Il faut saluer la tenue de la première session des Examens cliniques objectifs et structurés (Ecos) qui se sont déroulés sur deux journées, fin mai, dans l’ensemble des facultés de médecine de France.
C’est une première et une gageure.
Première car, de façon inédite – et au-delà de l’intention maintes fois répétée au cours des dernières décennies sans jamais être véritablement appliquée –, le comportement pratique et clinique des étudiants en médecine a fait l’objet d’une évaluation décisive pour la suite de leur cursus de formation. En corollaire, on peut espérer un recul du bachotage des QCM et assimilés, devenu prépondérant depuis quelques années.
Et une gageure en raison de la prouesse logistique que constitue l’organisation simultanée (à la minute près), dans une trentaine de sites universitaires distincts sur l’ensemble du territoire métropolitain, d’épreuves cliniques qui impliquent, pour chaque étudiant (et pour un effectif total de près de 9 000 étudiants !), d’accomplir un parcours où elle ou il est invité(e) à résoudre différentes situations pratiques, dans un temps bref et limité ; le tout dans des conditions rigoureuses de confidentialité. Prouesse « logistique » également quand on évoque la mobilisation de milliers de personnels administratifs et hospitalo-universitaires des facultés, afin d’assurer le bon déroulement des Ecos ; avec une mention particulière pour les « binômes » d’enseignants (un enseignant local et un second extérieur à la faculté) qui se sont succédé pendant une longue journée pour assurer une double correction/notation, sur grille critériée, de chaque étudiant pour chacune des situations cliniques du parcours. Bref, une réussite alors que des doutes pouvaient prévaloir.1
Au-delà, il faut maintenant s’interroger sur le devenir de ces Ecos. D’abord du point de vue pédagogique. Les Ecos sont en réalité une « francisation », via un passage par le Québec et l’Amérique du Nord, d’une méthode d’évaluation des étudiants mise au point voilà près de cinquante ans par un fameux pédagogue de l’université écossaise de Dundee, le professeur désormais émérite Ronald M. Harden. Harden souhaitait que le comportement clinique des étudiants soit réellement pris en compte dans le cursus. À cette fin, il avait mis au point les OSCE* (objective structured clinical examination, à prononcer OSKEEE avec l’accent écossais). Il importe maintenant d’analyser ces Ecos réalisés en France en 2024 – notamment leur pouvoir discriminant – et de déterminer pour l’avenir les compétences cliniques à développer et évaluer prioritairement chez les futurs médecins. On sait bien qu’en raison de la « loi de l’apprentissage » énoncée par le psychologue Edward Thorndike, voilà près d’un siècle, ce qui détermine la façon d’apprendre des étudiants, c’est la forme que prend l’évaluation.

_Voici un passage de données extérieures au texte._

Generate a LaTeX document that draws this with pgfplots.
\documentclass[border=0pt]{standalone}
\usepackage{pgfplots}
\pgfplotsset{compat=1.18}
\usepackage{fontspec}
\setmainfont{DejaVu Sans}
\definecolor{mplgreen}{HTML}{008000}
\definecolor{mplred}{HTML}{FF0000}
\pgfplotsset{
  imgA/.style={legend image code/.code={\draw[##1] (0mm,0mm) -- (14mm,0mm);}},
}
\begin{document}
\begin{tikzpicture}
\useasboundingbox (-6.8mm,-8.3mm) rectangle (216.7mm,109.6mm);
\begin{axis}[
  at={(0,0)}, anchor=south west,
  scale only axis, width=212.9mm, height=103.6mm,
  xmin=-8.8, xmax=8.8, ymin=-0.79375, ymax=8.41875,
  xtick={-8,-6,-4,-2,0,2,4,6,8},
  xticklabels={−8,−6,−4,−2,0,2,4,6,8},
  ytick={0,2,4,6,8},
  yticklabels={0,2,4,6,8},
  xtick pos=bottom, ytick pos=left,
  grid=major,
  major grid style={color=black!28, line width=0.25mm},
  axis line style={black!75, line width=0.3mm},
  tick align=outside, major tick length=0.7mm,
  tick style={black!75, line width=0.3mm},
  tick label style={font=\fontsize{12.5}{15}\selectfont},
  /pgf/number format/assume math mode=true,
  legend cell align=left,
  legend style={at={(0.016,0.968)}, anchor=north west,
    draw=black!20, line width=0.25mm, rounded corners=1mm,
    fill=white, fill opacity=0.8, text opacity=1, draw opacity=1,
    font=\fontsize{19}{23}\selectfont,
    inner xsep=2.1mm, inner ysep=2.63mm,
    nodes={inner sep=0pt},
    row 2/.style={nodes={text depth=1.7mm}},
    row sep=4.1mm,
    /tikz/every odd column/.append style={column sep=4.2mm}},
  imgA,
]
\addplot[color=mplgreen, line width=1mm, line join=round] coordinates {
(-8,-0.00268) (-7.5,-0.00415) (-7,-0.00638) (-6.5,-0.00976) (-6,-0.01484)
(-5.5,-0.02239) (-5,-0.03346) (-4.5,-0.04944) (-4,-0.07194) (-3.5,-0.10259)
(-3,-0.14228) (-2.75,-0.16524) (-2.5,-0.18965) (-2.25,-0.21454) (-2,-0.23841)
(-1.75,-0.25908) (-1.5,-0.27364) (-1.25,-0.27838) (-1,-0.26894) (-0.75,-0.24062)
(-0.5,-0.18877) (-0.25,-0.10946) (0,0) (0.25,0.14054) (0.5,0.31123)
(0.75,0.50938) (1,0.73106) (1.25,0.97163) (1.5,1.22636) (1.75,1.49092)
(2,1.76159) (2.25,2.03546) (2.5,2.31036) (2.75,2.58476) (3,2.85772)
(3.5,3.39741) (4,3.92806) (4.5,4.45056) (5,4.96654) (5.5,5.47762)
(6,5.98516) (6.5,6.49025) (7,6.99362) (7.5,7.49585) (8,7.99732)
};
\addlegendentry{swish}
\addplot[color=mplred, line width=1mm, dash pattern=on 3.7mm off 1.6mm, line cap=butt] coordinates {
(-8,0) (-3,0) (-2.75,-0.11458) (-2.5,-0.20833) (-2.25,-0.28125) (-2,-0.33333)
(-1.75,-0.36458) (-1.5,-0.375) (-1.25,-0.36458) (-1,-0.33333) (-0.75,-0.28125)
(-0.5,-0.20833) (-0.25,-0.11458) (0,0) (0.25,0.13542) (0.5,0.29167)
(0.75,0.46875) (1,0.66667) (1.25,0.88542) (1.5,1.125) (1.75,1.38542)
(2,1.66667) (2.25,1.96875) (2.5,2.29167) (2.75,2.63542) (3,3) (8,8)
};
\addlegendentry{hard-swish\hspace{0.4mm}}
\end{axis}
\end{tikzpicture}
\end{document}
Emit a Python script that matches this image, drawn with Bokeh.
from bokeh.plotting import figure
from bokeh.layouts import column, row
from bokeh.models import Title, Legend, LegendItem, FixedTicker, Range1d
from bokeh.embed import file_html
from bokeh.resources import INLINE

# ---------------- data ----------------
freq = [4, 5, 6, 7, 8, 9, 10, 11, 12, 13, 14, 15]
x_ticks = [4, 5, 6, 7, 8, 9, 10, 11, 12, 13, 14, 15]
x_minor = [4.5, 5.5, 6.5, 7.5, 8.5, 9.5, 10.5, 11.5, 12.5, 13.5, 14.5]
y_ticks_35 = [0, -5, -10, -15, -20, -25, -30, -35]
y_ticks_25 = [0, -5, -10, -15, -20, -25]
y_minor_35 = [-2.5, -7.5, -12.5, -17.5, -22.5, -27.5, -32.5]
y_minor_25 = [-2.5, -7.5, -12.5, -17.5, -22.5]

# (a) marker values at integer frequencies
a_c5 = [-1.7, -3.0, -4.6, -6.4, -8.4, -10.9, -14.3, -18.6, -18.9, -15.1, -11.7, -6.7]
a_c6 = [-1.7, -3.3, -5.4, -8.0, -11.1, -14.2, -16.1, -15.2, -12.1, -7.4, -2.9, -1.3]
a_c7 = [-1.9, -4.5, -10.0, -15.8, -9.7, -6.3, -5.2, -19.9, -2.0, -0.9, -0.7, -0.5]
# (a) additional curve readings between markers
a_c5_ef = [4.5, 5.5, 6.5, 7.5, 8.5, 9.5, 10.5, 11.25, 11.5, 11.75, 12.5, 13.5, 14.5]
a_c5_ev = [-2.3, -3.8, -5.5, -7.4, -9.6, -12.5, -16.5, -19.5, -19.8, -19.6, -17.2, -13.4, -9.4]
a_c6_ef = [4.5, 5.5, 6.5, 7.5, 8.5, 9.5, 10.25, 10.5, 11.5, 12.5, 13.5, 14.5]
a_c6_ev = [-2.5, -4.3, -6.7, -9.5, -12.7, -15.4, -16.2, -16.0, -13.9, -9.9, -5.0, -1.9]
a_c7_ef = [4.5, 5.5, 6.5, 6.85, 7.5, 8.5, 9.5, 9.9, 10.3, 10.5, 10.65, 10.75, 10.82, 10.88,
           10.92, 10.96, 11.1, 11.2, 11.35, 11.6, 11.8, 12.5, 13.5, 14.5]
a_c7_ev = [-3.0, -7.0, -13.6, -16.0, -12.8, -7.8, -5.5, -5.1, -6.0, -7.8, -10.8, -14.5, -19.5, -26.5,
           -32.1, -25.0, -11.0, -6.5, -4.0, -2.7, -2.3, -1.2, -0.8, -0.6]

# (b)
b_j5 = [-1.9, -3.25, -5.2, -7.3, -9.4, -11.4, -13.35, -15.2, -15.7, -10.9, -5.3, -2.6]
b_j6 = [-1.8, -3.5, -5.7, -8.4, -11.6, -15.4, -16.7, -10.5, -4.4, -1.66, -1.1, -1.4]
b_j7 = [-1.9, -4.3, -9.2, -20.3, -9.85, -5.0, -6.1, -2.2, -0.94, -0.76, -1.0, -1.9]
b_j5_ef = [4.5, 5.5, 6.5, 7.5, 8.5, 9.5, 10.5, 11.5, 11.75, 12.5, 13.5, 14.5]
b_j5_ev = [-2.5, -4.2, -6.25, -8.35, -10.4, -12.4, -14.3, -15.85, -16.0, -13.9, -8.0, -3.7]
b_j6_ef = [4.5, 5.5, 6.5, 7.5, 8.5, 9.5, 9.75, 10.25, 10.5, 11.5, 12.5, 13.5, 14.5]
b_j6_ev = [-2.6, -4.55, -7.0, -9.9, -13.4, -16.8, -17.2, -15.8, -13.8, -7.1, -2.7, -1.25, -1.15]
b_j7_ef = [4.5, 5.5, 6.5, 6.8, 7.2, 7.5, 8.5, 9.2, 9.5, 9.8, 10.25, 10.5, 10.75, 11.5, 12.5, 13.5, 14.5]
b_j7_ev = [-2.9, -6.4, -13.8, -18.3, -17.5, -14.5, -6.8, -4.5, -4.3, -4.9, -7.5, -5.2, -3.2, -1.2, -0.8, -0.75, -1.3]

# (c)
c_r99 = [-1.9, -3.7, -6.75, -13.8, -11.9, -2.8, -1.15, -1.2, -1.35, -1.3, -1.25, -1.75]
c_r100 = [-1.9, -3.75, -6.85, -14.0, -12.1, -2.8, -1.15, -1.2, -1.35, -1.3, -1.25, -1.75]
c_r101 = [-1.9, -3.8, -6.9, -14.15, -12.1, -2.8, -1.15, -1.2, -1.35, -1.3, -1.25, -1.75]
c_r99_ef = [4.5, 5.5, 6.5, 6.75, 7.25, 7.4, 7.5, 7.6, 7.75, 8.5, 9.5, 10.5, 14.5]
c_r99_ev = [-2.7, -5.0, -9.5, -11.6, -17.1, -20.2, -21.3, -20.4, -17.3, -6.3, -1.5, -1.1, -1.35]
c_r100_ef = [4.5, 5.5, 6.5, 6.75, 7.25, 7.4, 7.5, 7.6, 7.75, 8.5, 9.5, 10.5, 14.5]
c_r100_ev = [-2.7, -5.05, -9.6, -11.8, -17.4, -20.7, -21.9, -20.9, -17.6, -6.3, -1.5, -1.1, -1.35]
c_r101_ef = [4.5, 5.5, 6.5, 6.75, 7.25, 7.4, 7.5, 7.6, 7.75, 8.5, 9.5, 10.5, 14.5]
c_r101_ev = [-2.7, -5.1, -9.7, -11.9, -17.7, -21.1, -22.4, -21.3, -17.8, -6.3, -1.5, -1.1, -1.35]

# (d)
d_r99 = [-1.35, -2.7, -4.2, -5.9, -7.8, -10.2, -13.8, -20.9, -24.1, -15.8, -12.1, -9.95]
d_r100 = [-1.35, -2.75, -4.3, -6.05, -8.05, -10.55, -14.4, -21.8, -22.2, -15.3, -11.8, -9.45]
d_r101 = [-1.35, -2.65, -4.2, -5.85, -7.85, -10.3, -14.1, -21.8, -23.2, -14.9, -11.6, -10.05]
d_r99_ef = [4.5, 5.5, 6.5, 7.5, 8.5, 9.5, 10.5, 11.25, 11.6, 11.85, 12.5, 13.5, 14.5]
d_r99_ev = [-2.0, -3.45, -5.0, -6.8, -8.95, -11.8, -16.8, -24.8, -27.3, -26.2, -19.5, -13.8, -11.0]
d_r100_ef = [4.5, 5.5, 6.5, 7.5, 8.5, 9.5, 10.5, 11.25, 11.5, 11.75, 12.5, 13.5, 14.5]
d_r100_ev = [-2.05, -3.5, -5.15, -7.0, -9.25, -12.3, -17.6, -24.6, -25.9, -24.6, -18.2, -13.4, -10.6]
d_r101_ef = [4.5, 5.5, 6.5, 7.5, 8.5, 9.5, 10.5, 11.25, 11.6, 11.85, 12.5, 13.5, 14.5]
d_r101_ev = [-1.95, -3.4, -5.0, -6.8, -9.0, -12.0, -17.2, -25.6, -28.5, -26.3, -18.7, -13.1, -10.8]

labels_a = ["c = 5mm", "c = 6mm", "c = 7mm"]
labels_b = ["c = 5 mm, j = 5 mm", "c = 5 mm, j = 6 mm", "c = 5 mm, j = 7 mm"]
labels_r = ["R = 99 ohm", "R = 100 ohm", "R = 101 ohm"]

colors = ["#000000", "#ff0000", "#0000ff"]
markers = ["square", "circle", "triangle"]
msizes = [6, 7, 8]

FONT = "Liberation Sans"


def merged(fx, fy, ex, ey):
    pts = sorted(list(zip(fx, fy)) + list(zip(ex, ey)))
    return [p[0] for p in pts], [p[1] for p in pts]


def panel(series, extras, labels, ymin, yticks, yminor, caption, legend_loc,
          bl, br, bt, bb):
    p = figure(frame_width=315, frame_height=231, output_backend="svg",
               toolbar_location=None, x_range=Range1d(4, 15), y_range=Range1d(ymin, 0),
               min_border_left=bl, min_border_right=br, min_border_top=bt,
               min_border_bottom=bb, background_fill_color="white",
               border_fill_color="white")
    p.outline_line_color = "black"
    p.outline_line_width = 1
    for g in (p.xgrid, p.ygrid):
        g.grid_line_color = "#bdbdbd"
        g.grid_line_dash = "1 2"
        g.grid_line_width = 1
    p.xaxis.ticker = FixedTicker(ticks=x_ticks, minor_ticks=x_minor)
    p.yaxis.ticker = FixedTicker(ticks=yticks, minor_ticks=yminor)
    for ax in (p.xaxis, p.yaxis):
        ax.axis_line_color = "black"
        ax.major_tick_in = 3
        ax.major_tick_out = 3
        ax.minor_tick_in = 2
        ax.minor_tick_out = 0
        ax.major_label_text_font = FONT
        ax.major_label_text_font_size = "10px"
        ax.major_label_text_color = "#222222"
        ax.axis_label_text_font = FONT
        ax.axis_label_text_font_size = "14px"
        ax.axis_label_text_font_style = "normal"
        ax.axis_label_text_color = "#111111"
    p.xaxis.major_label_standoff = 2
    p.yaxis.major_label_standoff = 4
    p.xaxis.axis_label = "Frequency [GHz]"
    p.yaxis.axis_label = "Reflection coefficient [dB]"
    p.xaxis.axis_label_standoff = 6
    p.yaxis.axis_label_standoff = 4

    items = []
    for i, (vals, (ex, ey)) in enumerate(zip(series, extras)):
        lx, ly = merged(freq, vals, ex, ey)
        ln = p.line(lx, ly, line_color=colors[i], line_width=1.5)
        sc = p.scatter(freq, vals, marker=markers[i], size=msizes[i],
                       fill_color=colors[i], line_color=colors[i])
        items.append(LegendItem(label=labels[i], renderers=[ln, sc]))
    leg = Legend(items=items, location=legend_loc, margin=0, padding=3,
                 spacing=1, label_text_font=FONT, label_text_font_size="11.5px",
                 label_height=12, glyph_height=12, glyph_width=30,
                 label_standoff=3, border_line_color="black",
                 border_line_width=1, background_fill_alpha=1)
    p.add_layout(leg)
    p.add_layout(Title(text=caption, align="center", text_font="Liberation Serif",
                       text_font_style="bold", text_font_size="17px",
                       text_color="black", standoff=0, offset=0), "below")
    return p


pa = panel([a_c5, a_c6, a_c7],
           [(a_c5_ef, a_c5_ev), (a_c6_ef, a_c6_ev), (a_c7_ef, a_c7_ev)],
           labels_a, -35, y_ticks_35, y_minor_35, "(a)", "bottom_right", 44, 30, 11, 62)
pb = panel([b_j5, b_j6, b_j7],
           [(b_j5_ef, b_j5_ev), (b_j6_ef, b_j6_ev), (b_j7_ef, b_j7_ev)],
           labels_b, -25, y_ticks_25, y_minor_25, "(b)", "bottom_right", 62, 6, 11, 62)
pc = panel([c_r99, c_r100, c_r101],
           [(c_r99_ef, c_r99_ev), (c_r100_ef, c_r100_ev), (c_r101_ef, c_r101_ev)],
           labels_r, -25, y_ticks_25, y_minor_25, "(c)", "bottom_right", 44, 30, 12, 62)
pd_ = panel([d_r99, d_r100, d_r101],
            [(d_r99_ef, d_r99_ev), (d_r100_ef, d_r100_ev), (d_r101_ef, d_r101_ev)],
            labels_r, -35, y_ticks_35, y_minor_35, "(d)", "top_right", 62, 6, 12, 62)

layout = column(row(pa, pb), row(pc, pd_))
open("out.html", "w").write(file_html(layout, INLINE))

Toujours du point de vue pédagogique, il faut surtout se demander si les Ecos doivent persister comme épreuve « classante » dans la procédure d’accès à l’internat et de choix de spécialité, ou bien s’il faut les maintenir uniquement comme épreuve « validante » dont la réussite serait nécessaire pour accéder au troisième cycle ; en effet, l’intervention humaine dans la réalisation des Ecos (autant dans la conception des diverses situations cliniques que dans leur correction/notation par les binômes d’enseignants) est de nature à se traduire par des « défauts d’objectivité » et, en conséquence, à susciter des contestations.
Dans cette dernière éventualité, d’autres modalités d’organisation devraient être envisagées pour soulager le poids du lot d’incertitudes et d’angoisses qu’ont dû supporter autant les étudiants que les enseignants au cours de cette dernière semaine de mai 2024 et, plus largement, tout au long des deux ou trois dernières années de mise en œuvre de la réforme. Au-delà, il faut souhaiter que la publication imminente du classement final ne provoque pas des contestations d’où pourraient prospérer les contentieux.